Voice of Reason (VOR) acknowledges with respect and admiration, all who have spoken out against the declaration by the Attorney-General of the Federation of the illegality of Operation Amotekun, the newly established security outfit of the South West region of Nigeria.
State Governors, traditional rulers, members of the inner bar, legal practitioners, members of Yoruba and other ethnic socio-cultural associations, civil society organisations, students, trade unions and public commentators have all lent their voices to the unequivocal condemnation of the provocative and presumptuous statement of the AGF. Rarely in the history of our nation have so many voices, simultaneously, spontaneously and stridently spoken truth to power on a single subject with a force of such compelling magnitude.
VOR salutes with pride and admiration, the courage and forthrightness of all who have made their principled stand known.
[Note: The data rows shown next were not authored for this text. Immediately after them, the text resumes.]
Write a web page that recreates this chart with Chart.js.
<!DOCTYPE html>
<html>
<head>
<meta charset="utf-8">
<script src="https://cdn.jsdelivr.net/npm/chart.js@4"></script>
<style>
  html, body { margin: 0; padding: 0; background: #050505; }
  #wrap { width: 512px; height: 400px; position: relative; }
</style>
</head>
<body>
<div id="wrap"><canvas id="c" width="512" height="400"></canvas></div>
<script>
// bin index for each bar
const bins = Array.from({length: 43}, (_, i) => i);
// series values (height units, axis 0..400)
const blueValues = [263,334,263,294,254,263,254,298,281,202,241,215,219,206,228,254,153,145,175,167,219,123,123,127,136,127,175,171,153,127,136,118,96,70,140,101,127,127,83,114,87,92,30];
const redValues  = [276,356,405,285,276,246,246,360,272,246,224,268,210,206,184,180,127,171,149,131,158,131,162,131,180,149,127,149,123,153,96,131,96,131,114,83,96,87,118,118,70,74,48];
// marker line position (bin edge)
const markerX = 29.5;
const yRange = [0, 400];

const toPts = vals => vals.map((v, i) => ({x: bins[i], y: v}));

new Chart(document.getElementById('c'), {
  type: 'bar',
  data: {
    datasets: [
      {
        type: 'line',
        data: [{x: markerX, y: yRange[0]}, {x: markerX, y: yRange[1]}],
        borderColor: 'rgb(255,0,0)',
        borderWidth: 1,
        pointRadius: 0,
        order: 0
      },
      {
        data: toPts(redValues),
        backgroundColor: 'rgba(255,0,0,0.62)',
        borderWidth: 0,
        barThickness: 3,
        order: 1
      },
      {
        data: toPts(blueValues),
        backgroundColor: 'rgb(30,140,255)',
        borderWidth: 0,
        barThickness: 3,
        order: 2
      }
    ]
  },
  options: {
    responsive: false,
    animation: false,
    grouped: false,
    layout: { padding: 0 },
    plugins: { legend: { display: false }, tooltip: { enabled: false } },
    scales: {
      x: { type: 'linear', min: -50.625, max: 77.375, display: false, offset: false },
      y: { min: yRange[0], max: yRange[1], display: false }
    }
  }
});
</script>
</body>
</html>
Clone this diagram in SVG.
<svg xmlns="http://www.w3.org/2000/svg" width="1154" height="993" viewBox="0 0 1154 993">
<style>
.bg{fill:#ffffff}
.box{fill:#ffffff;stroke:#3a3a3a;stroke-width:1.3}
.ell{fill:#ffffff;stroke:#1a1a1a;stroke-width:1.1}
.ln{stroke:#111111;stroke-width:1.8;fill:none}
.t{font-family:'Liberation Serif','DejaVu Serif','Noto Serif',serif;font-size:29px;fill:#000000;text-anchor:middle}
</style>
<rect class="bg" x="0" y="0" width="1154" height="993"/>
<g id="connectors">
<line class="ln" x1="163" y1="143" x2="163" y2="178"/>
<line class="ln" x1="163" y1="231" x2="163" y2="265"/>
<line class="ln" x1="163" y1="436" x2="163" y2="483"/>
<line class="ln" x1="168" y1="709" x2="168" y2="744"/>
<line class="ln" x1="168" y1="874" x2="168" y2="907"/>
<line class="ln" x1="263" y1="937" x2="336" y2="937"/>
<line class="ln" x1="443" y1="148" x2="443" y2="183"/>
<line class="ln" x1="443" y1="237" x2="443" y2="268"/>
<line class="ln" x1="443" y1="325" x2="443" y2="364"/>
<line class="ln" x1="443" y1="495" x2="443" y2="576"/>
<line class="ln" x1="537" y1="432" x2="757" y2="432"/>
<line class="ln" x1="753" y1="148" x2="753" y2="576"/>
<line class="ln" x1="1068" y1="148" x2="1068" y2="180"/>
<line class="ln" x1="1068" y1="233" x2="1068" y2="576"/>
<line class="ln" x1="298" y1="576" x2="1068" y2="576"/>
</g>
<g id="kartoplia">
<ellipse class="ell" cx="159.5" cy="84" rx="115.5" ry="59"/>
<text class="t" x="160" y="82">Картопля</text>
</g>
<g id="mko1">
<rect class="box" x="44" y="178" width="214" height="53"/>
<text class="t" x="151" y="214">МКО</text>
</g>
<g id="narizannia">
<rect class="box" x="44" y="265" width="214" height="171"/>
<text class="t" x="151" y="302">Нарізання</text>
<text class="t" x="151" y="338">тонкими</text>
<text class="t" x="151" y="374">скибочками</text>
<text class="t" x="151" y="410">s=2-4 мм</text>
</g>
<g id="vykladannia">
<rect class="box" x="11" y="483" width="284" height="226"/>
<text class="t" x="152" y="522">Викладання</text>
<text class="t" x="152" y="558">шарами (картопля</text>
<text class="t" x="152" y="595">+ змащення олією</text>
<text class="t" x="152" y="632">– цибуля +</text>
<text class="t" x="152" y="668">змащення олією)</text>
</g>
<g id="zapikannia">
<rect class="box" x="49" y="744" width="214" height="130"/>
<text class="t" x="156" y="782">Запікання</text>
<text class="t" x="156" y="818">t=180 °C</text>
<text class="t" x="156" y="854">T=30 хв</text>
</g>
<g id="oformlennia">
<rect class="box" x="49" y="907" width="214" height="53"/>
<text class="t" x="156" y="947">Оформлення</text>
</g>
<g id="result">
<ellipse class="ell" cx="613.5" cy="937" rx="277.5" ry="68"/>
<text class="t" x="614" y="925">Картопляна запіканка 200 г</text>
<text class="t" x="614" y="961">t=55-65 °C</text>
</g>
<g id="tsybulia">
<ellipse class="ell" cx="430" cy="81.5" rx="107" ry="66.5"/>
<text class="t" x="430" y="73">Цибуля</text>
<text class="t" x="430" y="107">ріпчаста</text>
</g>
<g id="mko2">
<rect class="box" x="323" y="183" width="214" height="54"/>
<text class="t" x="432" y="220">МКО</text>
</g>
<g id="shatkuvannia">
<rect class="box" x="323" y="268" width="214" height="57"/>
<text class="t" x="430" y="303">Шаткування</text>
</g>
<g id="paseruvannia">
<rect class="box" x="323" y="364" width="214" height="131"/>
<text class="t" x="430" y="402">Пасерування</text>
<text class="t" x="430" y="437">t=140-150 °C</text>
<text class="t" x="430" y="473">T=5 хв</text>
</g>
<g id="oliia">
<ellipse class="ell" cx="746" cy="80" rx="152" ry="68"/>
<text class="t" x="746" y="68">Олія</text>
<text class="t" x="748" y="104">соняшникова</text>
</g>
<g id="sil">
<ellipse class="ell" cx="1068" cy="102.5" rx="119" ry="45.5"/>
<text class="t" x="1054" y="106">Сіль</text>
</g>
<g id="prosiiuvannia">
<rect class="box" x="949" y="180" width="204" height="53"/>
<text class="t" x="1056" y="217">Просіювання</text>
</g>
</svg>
We are reassured by this reaction, of the dictum, that no power on Earth is greater than the collective will of the people.
Whilst commentators have examined the Constitutional powers of the AGF vis-à-vis the legality or otherwise of Amotekun, VOR believes that the action of the AGF is merely one of the symptoms of a deep seated malady which we choose to call the Unratified/Unvalidated or Illegal Constitution Syndrome.
Democracy is an invention of the Ancient Greek Civilisation and was first practiced more than two thousand five hundred years ago in the then city state of Athens. Essentially, Democracy is a form of Government which allows a group of people to determine the way they want to be governed and the people who would perform the governing.
After a decline of more than two thousand years, it fell to the thinkers of enlightened Europe to redefine and re-awaken Democracy. The English philosopher Thomas Hobbes (1588 – 1679) believed that there exists a tacit agreement between those who govern and the governed, which forms the basis
for the process by which individuals relinquish their God given freedoms, in exchange for security and safety. Hobbes named this process “The Social Contract,” the lack or loss of which leads to a descent into a Hobbesian State where life is “nasty, brutish and short.”
Writing almost contemporaneously with his older compatriot, Thomas Hobbes, John Locke (1632 – 1704) opined that the purpose of Government was to protect the fundamental natural rights and promote public good.
Montesquieu (1689 – 1755) articulated the principle of separation of powers, which is the underlying principle of Constitutions in all Democracies of the world.
The thoughts and principles advanced by these great thinkers and others, formed the bedrock of the Constitution of the first modern Democratic Government in the World, that of the United States of America. Ratified in 1788, the Constitution of the USA has proven to be a guide for all subsequent Democratic Constitutions.
“Constitution” is the System of laws and basic principles that a state, a country or organization is governed by. There are usually four stages involved in the preparation of a new Constitution i.e. Preparatory, Drafting, Consultation, Review and Adoption.
The 1999 incarnation of the Nigerian Constitution, enacted after a six-year military interregnum should correctly have gone through the 4 stages of preparation and painstakingly incorporated all extant principles necessary for the smooth-running of a multi-ethnic entity like Nigeria. This did not happen, rendering completely untrue, the preamble:
“We the people of the Federal Republic of Nigeria
Having firmly and solemnly resolved to live in unity and harmony as one indivisible and indissoluble sovereign nation under God……”
The 1999 Constitution was drafted by lackeys of the then military government and imposed on an oppressed and intimidated civilian populace.
VOR is persuaded that Operation Amotekun came into existence to fill a void in the architecture of Security in Nigeria and because of a failure of the Federal Government to perform the most fundamental function of Government – the security of lives and property.
Operation Amotekun became necessary because the 1999 Constitution of the Federal Republic of Nigeria is not a true reflection of the way Nigerians in all parts of the country and want to co-exist.
Let the word go forth from hence, that the forces of democracy and freedom should not relent until a Constitution acceptable to all Nigerians is Drafted, Reviewed and Adopted by Referendum.
Meanwhile, long live Operation Amotekun and all who support it.